--- START ---

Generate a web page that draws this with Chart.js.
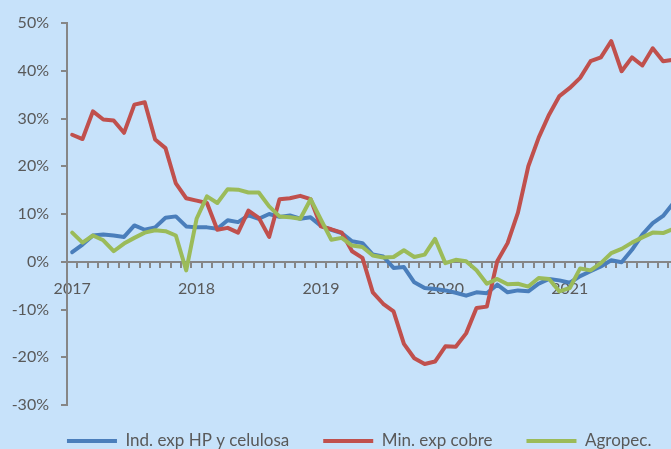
<!DOCTYPE html>
<html>
<head>
<meta charset="utf-8">
<script src="https://cdn.jsdelivr.net/npm/chart.js@4.4.1/dist/chart.umd.min.js"></script>
<style>
  html, body { margin: 0; padding: 0; background: #c7e2fa; overflow: hidden; width: 671px; height: 449px; }
  #wrap { position: absolute; left: 0; top: 0; width: 700px; height: 466px; }
</style>
</head>
<body>
<div id="wrap"><canvas id="c" width="700" height="466"></canvas></div>
<script>
const years = ['2017', '2018', '2019', '2020', '2021'];
const monthsOfYear = ['01','02','03','04','05','06','07','08','09','10','11','12'];
const categories = [];
years.forEach(y => monthsOfYear.forEach(m => categories.push(y + '-' + m)));

const seriesNames = ['Ind. exp HP y celulosa', 'Min. exp cobre', 'Agropec.'];

const hpCelulosa = [
  2.0, 3.6, 5.5, 5.7, 5.5, 5.2, 7.6, 6.7, 7.2, 9.2, 9.5, 7.4,
  7.2, 7.2, 6.9, 8.7, 8.3, 9.7, 9.0, 10.0, 9.4, 9.7, 9.0, 9.3,
  7.5, 6.7, 6.0, 4.3, 3.9, 1.5, 1.1, -1.3, -1.1, -4.3, -5.5, -5.7,
  -6.0, -6.5, -7.1, -6.4, -6.6, -4.8, -6.4, -6.0, -6.2, -4.6, -3.6, -3.9,
  -4.4, -3.0, -2.0, -1.0, 0.3, -0.1, 2.5, 5.7, 8.1, 9.6, 12.3, 14.0
];
const minCobre = [
  26.6, 25.7, 31.5, 29.8, 29.6, 27.0, 32.9, 33.4, 25.6, 23.8, 16.4, 13.3,
  12.8, 12.3, 6.7, 7.1, 6.1, 10.7, 9.2, 5.2, 13.1, 13.3, 13.8, 13.1,
  7.4, 6.8, 6.1, 2.2, 0.8, -6.4, -8.8, -10.4, -17.2, -20.2, -21.4, -20.9,
  -17.7, -17.8, -15.0, -9.7, -9.4, 0.1, 3.9, 10.3, 20.0, 26.0, 30.8, 34.7,
  36.4, 38.5, 42.0, 42.8, 46.2, 39.9, 42.8, 41.1, 44.7, 42.0, 42.3, 42.5
];
const agropec = [
  6.1, 4.0, 5.5, 4.5, 2.2, 3.8, 5.0, 6.1, 6.6, 6.4, 5.5, -1.8,
  9.0, 13.7, 12.3, 15.2, 15.1, 14.5, 14.5, 11.6, 9.5, 9.3, 9.0, 13.1,
  8.8, 4.6, 5.0, 3.4, 3.1, 1.3, 0.9, 1.0, 2.4, 1.0, 1.5, 4.8,
  -0.3, 0.4, 0.1, -1.8, -4.6, -3.6, -4.7, -4.6, -5.2, -3.4, -3.6, -6.2,
  -5.5, -1.4, -1.8, -0.3, 1.8, 2.7, 4.0, 5.1, 6.1, 6.0, 6.9, 7.3
];
const yMin = -30, yMax = 50, yStep = 10;

const axisGray = '#868686';
const textGray = '#595959';
const axisFont = { family: 'Lato', size: 16 };
const legendFont = { family: 'Lato', size: 17 };

function lineDs(label, data, color, order) {
  return {
    label, data, borderColor: color, backgroundColor: color,
    borderWidth: 4, pointRadius: 0, tension: 0, fill: false,
    borderJoinStyle: 'round', borderCapStyle: 'round', order
  };
}

// shifts the legend box after layout so it sits where the original one does
const legendOffset = {
  id: 'legendOffset',
  afterLayout(chart, args, opts) {
    const l = chart.legend;
    if (!l) return;
    l.left += opts.dx; l.right += opts.dx;
    l.top += opts.dy; l.bottom += opts.dy;
  }
};

new Chart(document.getElementById('c'), {
  type: 'line',
  data: {
    labels: categories,
    datasets: [
      lineDs(seriesNames[0], hpCelulosa, '#4a7ebb', 2),
      lineDs(seriesNames[1], minCobre, '#c0504d', 1),
      lineDs(seriesNames[2], agropec, '#9bbb59', 0)
    ]
  },
  plugins: [legendOffset],
  options: {
    responsive: false,
    animation: false,
    devicePixelRatio: 1,
    layout: { padding: { left: 0, right: 11, top: 23, bottom: 0 } },
    plugins: {
      legendOffset: { dx: 14.7, dy: -6.5 },
      legend: {
        position: 'bottom',
        labels: {
          usePointStyle: true, pointStyle: 'line', pointStyleWidth: 50,
          padding: 34, color: textGray, font: legendFont,
          sort: (a, b) => a.datasetIndex - b.datasetIndex
        }
      },
      tooltip: { enabled: false }
    },
    scales: {
      x: {
        position: { y: 0 },
        offset: true,
        grid: { offset: true, drawOnChartArea: false, drawTicks: true, tickLength: 5, color: axisGray, lineWidth: 2 },
        border: { color: axisGray, width: 2 },
        ticks: {
          autoSkip: false, maxRotation: 0, minRotation: 0, padding: 12,
          color: textGray, font: axisFont,
          callback: (v, i) => (i % 12 === 0 ? categories[i].slice(0, 4) : '')
        }
      },
      y: {
        min: yMin, max: yMax,
        afterFit: s => { s.width = 67; },
        grid: { drawOnChartArea: false, drawTicks: true, tickLength: 6, color: axisGray, lineWidth: 2 },
        border: { color: axisGray, width: 2 },
        ticks: { stepSize: yStep, padding: 12, color: textGray, font: axisFont, callback: v => v + '%' }
      }
    }
  }
});
</script>
</body>
</html>
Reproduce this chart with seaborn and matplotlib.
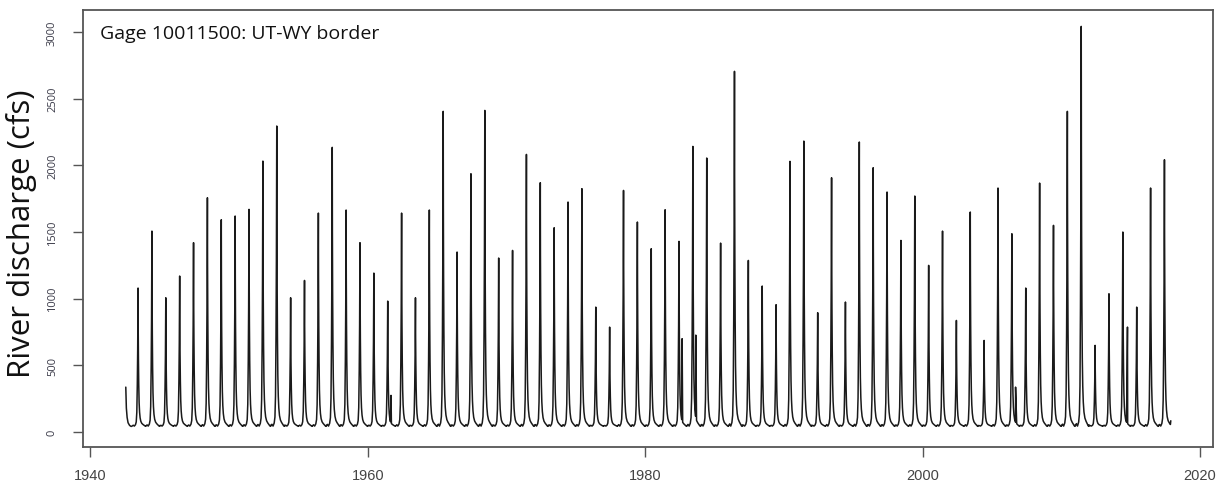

--- END ---

> **TASK REQUIREMENTS**
The pictures should not be reproduced; quote all of the other material exactly.

> **WRITTEN RESPONSE**
Generate a web page that draws this with Chart.js.
<!DOCTYPE html>
<html>
<head>
<meta charset="utf-8">
<script src="https://cdn.jsdelivr.net/npm/chart.js@4.4.1/dist/chart.umd.min.js"></script>
<style>
  html, body { margin: 0; padding: 0; background: #c7e2fa; overflow: hidden; width: 671px; height: 449px; }
  #wrap { position: absolute; left: 0; top: 0; width: 700px; height: 466px; }
</style>
</head>
<body>
<div id="wrap"><canvas id="c" width="700" height="466"></canvas></div>
<script>
const years = ['2017', '2018', '2019', '2020', '2021'];
const monthsOfYear = ['01','02','03','04','05','06','07','08','09','10','11','12'];
const categories = [];
years.forEach(y => monthsOfYear.forEach(m => categories.push(y + '-' + m)));

const seriesNames = ['Ind. exp HP y celulosa', 'Min. exp cobre', 'Agropec.'];

const hpCelulosa = [
  2.0, 3.6, 5.5, 5.7, 5.5, 5.2, 7.6, 6.7, 7.2, 9.2, 9.5, 7.4,
  7.2, 7.2, 6.9, 8.7, 8.3, 9.7, 9.0, 10.0, 9.4, 9.7, 9.0, 9.3,
  7.5, 6.7, 6.0, 4.3, 3.9, 1.5, 1.1, -1.3, -1.1, -4.3, -5.5, -5.7,
  -6.0, -6.5, -7.1, -6.4, -6.6, -4.8, -6.4, -6.0, -6.2, -4.6, -3.6, -3.9,
  -4.4, -3.0, -2.0, -1.0, 0.3, -0.1, 2.5, 5.7, 8.1, 9.6, 12.3, 14.0
];
const minCobre = [
  26.6, 25.7, 31.5, 29.8, 29.6, 27.0, 32.9, 33.4, 25.6, 23.8, 16.4, 13.3,
  12.8, 12.3, 6.7, 7.1, 6.1, 10.7, 9.2, 5.2, 13.1, 13.3, 13.8, 13.1,
  7.4, 6.8, 6.1, 2.2, 0.8, -6.4, -8.8, -10.4, -17.2, -20.2, -21.4, -20.9,
  -17.7, -17.8, -15.0, -9.7, -9.4, 0.1, 3.9, 10.3, 20.0, 26.0, 30.8, 34.7,
  36.4, 38.5, 42.0, 42.8, 46.2, 39.9, 42.8, 41.1, 44.7, 42.0, 42.3, 42.5
];
const agropec = [
  6.1, 4.0, 5.5, 4.5, 2.2, 3.8, 5.0, 6.1, 6.6, 6.4, 5.5, -1.8,
  9.0, 13.7, 12.3, 15.2, 15.1, 14.5, 14.5, 11.6, 9.5, 9.3, 9.0, 13.1,
  8.8, 4.6, 5.0, 3.4, 3.1, 1.3, 0.9, 1.0, 2.4, 1.0, 1.5, 4.8,
  -0.3, 0.4, 0.1, -1.8, -4.6, -3.6, -4.7, -4.6, -5.2, -3.4, -3.6, -6.2,
  -5.5, -1.4, -1.8, -0.3, 1.8, 2.7, 4.0, 5.1, 6.1, 6.0, 6.9, 7.3
];
const yMin = -30, yMax = 50, yStep = 10;

const axisGray = '#868686';
const textGray = '#595959';
const axisFont = { family: 'Lato', size: 16 };
const legendFont = { family: 'Lato', size: 17 };

function lineDs(label, data, color, order) {
  return {
    label, data, borderColor: color, backgroundColor: color,
    borderWidth: 4, pointRadius: 0, tension: 0, fill: false,
    borderJoinStyle: 'round', borderCapStyle: 'round', order
  };
}

// shifts the legend box after layout so it sits where the original one does
const legendOffset = {
  id: 'legendOffset',
  afterLayout(chart, args, opts) {
    const l = chart.legend;
    if (!l) return;
    l.left += opts.dx; l.right += opts.dx;
    l.top += opts.dy; l.bottom += opts.dy;
  }
};

new Chart(document.getElementById('c'), {
  type: 'line',
  data: {
    labels: categories,
    datasets: [
      lineDs(seriesNames[0], hpCelulosa, '#4a7ebb', 2),
      lineDs(seriesNames[1], minCobre, '#c0504d', 1),
      lineDs(seriesNames[2], agropec, '#9bbb59', 0)
    ]
  },
  plugins: [legendOffset],
  options: {
    responsive: false,
    animation: false,
    devicePixelRatio: 1,
    layout: { padding: { left: 0, right: 11, top: 23, bottom: 0 } },
    plugins: {
      legendOffset: { dx: 14.7, dy: -6.5 },
      legend: {
        position: 'bottom',
        labels: {
          usePointStyle: true, pointStyle: 'line', pointStyleWidth: 50,
          padding: 34, color: textGray, font: legendFont,
          sort: (a, b) => a.datasetIndex - b.datasetIndex
        }
      },
      tooltip: { enabled: false }
    },
    scales: {
      x: {
        position: { y: 0 },
        offset: true,
        grid: { offset: true, drawOnChartArea: false, drawTicks: true, tickLength: 5, color: axisGray, lineWidth: 2 },
        border: { color: axisGray, width: 2 },
        ticks: {
          autoSkip: false, maxRotation: 0, minRotation: 0, padding: 12,
          color: textGray, font: axisFont,
          callback: (v, i) => (i % 12 === 0 ? categories[i].slice(0, 4) : '')
        }
      },
      y: {
        min: yMin, max: yMax,
        afterFit: s => { s.width = 67; },
        grid: { drawOnChartArea: false, drawTicks: true, tickLength: 6, color: axisGray, lineWidth: 2 },
        border: { color: axisGray, width: 2 },
        ticks: { stepSize: yStep, padding: 12, color: textGray, font: axisFont, callback: v => v + '%' }
      }
    }
  }
});
</script>
</body>
</html>
Reproduce this chart with seaborn and matplotlib.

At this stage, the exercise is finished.